Hamming Code Calculator

Understanding Errors in Binary Communication

Binary systems communicate through sequences of 0s and 1s, but transmission channels introduce errors—bit flips caused by electromagnetic interference, thermal noise, or physical degradation. A single corrupted bit can cascade into program failures, data corruption, or system crashes. Early computers faced this problem acutely: punch-card readers and magnetic tape systems were notoriously unreliable.

Error detection alone identifies corruption but cannot fix it. Early approaches like repetition codes simply sent each bit three times (000 or 111), detecting errors through majority voting. This method wastes significant bandwidth. Hamming codes achieve the same correction capability using far fewer overhead bits by strategically placing parity checks at positions that pinpoint exactly where errors occur.

Parity Bits and Error Detection

The foundational concept behind Hamming codes is the parity bit—an extra bit appended to a message whose value depends on the count of 1s in the data.

• Even parity: Parity bit equals 1 if the number of 1s is odd (making the total count even). For example, 1100 becomes 11001.
• Odd parity: Parity bit equals 1 if the number of 1s is odd. The same 1100 becomes 11000 under odd parity rules.

A single parity bit detects errors but cannot correct them—the receiver knows corruption occurred but not where. Hamming codes use multiple parity bits calculated from overlapping subsets of the message. When an error occurs, these parity checks generate a pattern (called the syndrome) that directly indicates the error position, enabling automatic correction.

The Hamming Code Algorithm

Hamming codes rely on matrix operations to encode and decode messages. For a Hamming code denoted as n–k, n is the total encoded length and k is the data length. The relationship n = 2m − 1 determines valid code sizes: 7–4, 15–11, 31–26, and so on.

Encoding multiplies the data vector by a generator matrix G to produce the codeword. Decoding applies the parity-check matrix H to detect and locate errors. The syndrome vector computed as s = H × codeword^T pinpoints the error position: if the syndrome is zero, no error exists; otherwise, its binary representation equals the error position.

• Codeword — The encoded message with parity bits appended
• Generator Matrix (G) — Square matrix that transforms k data bits into n encoded bits
• Parity-Check Matrix (H) — Matrix used to compute syndrome for error detection and correction
• Syndrome — Binary result indicating error position (0 = no error)

The 7–4 Hamming Code: A Practical Example

The 7–4 code is the simplest standard Hamming code: 7 bits total, 4 data bits, 3 parity bits.
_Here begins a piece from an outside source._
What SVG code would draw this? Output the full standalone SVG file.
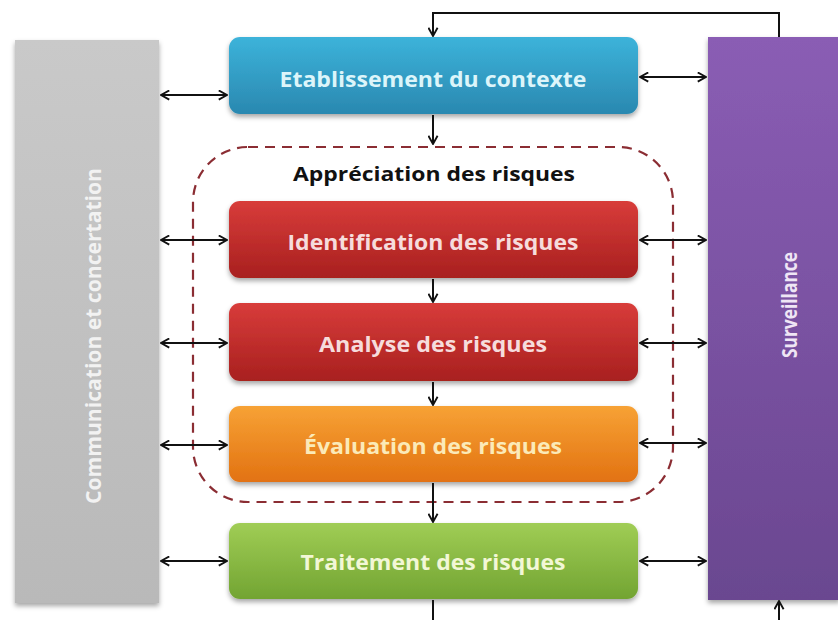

To encode the message [1,1,0,1], multiply it by the 7–4 generator matrix. Each parity bit position (1, 2, 4) checks overlapping bit subsets:

• Position 1 checks positions 1, 3, 5, 7
• Position 2 checks positions 2, 3, 6, 7
• Position 4 checks positions 4, 5, 6, 7

If the received codeword has an error at position 5, the syndrome calculation returns 101 (binary 5), immediately identifying the corrupted bit. Flipping that bit restores the original message. Codes like 15–11 and 31–26 extend this principle to longer messages, balancing error correction power against overhead.

Practical Considerations When Using Hamming Codes

Hamming codes work flawlessly for single-bit errors but have limitations and design trade-offs worth understanding.

1. Message length must match code capacity — A 7–4 code encodes exactly 4 data bits; an 11-bit message requires padding or concatenation of multiple codes. Always select a code size where your message length is an integer divisor of the data bits, or plan for multiple encoding operations.
2. Single-error correction only — Hamming codes detect and correct one error per codeword, but cannot handle burst errors (multiple consecutive bit flips). Concatenating codes or using interleaving helps against burst noise, common in wireless and storage media.
3. Syndrome value directly indicates position — The syndrome is not arbitrary—it is the binary representation of the bit position containing the error. A syndrome of 0101 (decimal 5) means position 5 is corrupted. This elegance is why Hamming codes are so efficient compared to repetition or checksum methods.
4. Overhead scales logarithmically — For a 15–11 code, three parity bits protect 11 data bits (21% overhead). For 31–26, five parity bits protect 26 bits (16% overhead). This logarithmic growth makes Hamming codes practical for real applications, unlike naive repetition schemes.